━━━━━ Supplied data

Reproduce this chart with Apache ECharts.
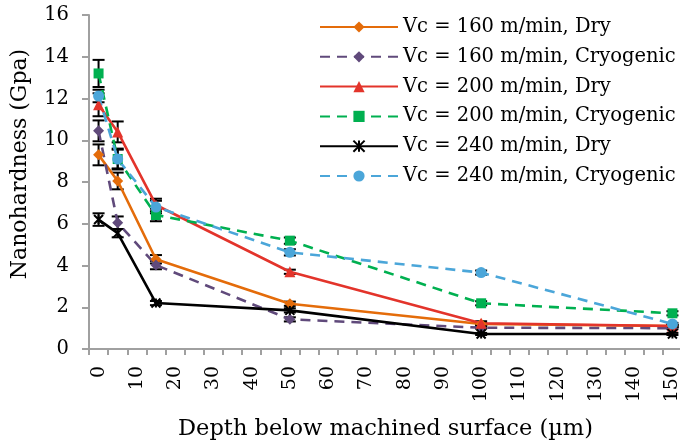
<!DOCTYPE html>
<html>
<head>
<meta charset="utf-8">
<script src="https://cdn.jsdelivr.net/npm/echarts@6/dist/echarts.min.js"></script>
<style>
  html, body { margin: 0; padding: 0; background: #fff; }
  #chart { width: 680px; height: 448px; }
</style>
</head>
<body>
<div id="chart"></div>
<script>
// Depth categories along the x axis (µm), every 5 µm
const depthCategories = ['0','5','10','15','20','25','30','35','40','45','50','55','60','65','70','75',
  '80','85','90','95','100','105','110','115','120','125','130','135','140','145','150'];
// Depths where hardness was measured
const depths = ['0', '5', '15', '50', '100', '150'];

const seriesNames = [
  'Vc = 160 m/min, Dry',
  'Vc = 160 m/min, Cryogenic',
  'Vc = 200 m/min, Dry',
  'Vc = 200 m/min, Cryogenic',
  'Vc = 240 m/min, Dry',
  'Vc = 240 m/min, Cryogenic'
];

// Nanohardness (GPa)
const dry160  = [9.3, 8.05, 4.3, 2.17, 1.2, 1.1];
const cryo160 = [10.45, 6.05, 4.02, 1.42, 1.02, 1.0];
const dry200  = [11.7, 10.4, 6.9, 3.7, 1.23, 1.1];
const cryo200 = [13.2, 9.1, 6.42, 5.19, 2.19, 1.71];
const dry240  = [6.2, 5.55, 2.2, 1.85, 0.72, 0.72];
const cryo240 = [12.12, 9.1, 6.8, 4.63, 3.66, 1.2];

// Standard deviations (GPa)
const dry160Err  = [0.5, 0.4, 0.2, 0.1, 0.05, 0.05];
const cryo160Err = [0.5, 0.3, 0.2, 0.1, 0.05, 0.05];
const dry200Err  = [0.55, 0.5, 0.3, 0.1, 0.1, 0.05];
const cryo200Err = [0.65, 0.45, 0.3, 0.15, 0.1, 0.1];
const dry240Err  = [0.3, 0.2, 0.1, 0.1, 0.05, 0.05];
const cryo240Err = [0.3, 0.5, 0.3, 0.15, 0.1, 0.05];

const yTicks = { min: 0, max: 16, interval: 2 };

const FONT = 'DejaVu Serif';
const starPath = 'path://M0,0L10,10M10,0L0,10M5,0L5,10';

const styles = [
  { color: '#E46C0A', dash: 'solid',  symbol: 'diamond',  size: 11 },
  { color: '#604A7B', dash: [10, 7],  symbol: 'diamond',  size: 11 },
  { color: '#E3342B', dash: 'solid',  symbol: 'triangle', size: 11 },
  { color: '#00B050', dash: [10, 7],  symbol: 'rect',     size: 10 },
  { color: '#000000', dash: 'solid',  symbol: starPath,   size: 9 },
  { color: '#4BA6D9', dash: [10, 7],  symbol: 'circle',   size: 11 }
];
const values = [dry160, cryo160, dry200, cryo200, dry240, cryo240];
const errors = [dry160Err, cryo160Err, dry200Err, cryo200Err, dry240Err, cryo240Err];

const lineSeries = values.map((vals, i) => ({
  name: seriesNames[i],
  type: 'line',
  z: 3,
  data: depths.map((d, k) => [d, vals[k]]),
  symbol: styles[i].symbol,
  symbolSize: styles[i].size,
  showAllSymbol: true,
  lineStyle: { color: styles[i].color, width: 2.6, type: styles[i].dash },
  itemStyle: i === 4
    ? { color: '#000', borderColor: '#000', borderWidth: 2 }
    : { color: styles[i].color, borderWidth: 0 },
  emphasis: { disabled: true },
  animation: false
}));

// Black error bars with caps
const errorData = [];
values.forEach((vals, i) => {
  vals.forEach((v, k) => {
    errorData.push([depthCategories.indexOf(depths[k]), v, errors[i][k]]);
  });
});

const errorSeries = {
  name: 'error',
  type: 'custom',
  z: 2,
  silent: true,
  animation: false,
  data: errorData,
  encode: { x: 0, y: 1 },
  renderItem: function (params, api) {
    const x = api.value(0), v = api.value(1), e = api.value(2);
    const hi = api.coord([x, v + e]);
    const lo = api.coord([x, v - e]);
    const half = 6;
    const style = { stroke: '#000', lineWidth: 2, fill: null };
    return {
      type: 'group',
      children: [
        { type: 'line', shape: { x1: hi[0], y1: hi[1], x2: lo[0], y2: lo[1] }, style: style },
        { type: 'line', shape: { x1: hi[0] - half, y1: hi[1], x2: hi[0] + half, y2: hi[1] }, style: style },
        { type: 'line', shape: { x1: lo[0] - half, y1: lo[1], x2: lo[0] + half, y2: lo[1] }, style: style }
      ]
    };
  }
};

const chart = echarts.init(document.getElementById('chart'), null, { renderer: 'canvas' });
chart.setOption({
  animation: false,
  backgroundColor: '#fff',
  textStyle: { fontFamily: FONT },
  grid: { left: 89, top: 15, width: 593, bottom: 99, outerBoundsMode: 'none', containLabel: false },
  legend: {
    data: seriesNames,
    orient: 'vertical',
    left: 314,
    top: 11,
    itemWidth: 78,
    itemHeight: 14,
    itemGap: 7.8,
    selectedMode: false,
    textStyle: { fontFamily: FONT, fontSize: 19.5, color: '#000', lineHeight: 22, padding: [0, 0, 0, 0] }
  },
  xAxis: {
    type: 'category',
    data: depthCategories,
    boundaryGap: true,
    name: 'Depth below machined surface (µm)',
    nameLocation: 'middle',
    nameGap: 69,
    nameTextStyle: { fontFamily: FONT, fontSize: 22.5, color: '#000' },
    axisLine: { lineStyle: { color: '#A0A0A0', width: 2 } },
    axisTick: { show: true, interval: 0, length: 6, lineStyle: { color: '#A0A0A0', width: 2 } },
    axisLabel: { interval: 1, rotate: 90, margin: 17, fontFamily: FONT, fontSize: 19, color: '#000' },
    splitLine: { show: false }
  },
  yAxis: {
    type: 'value',
    min: yTicks.min,
    max: yTicks.max,
    interval: yTicks.interval,
    name: 'Nanohardness (Gpa)',
    nameLocation: 'middle',
    nameGap: 58,
    nameTextStyle: { fontFamily: FONT, fontSize: 22, color: '#000', padding: [0, 0, 0, 36] },
    axisLine: { show: true, lineStyle: { color: '#A0A0A0', width: 2 } },
    axisTick: { show: true, length: 7, lineStyle: { color: '#A0A0A0', width: 2 } },
    axisLabel: { margin: 20, fontFamily: FONT, fontSize: 19.5, color: '#000' },
    splitLine: { show: false }
  },
  series: [errorSeries].concat(lineSeries)
});
</script>
</body>
</html>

━━━━━━━━━━

- Exercise directions
Find all lines where the word "with" appears. Copy them.

- Task solution
Reproduce this chart with Apache ECharts.
// Black error bars with caps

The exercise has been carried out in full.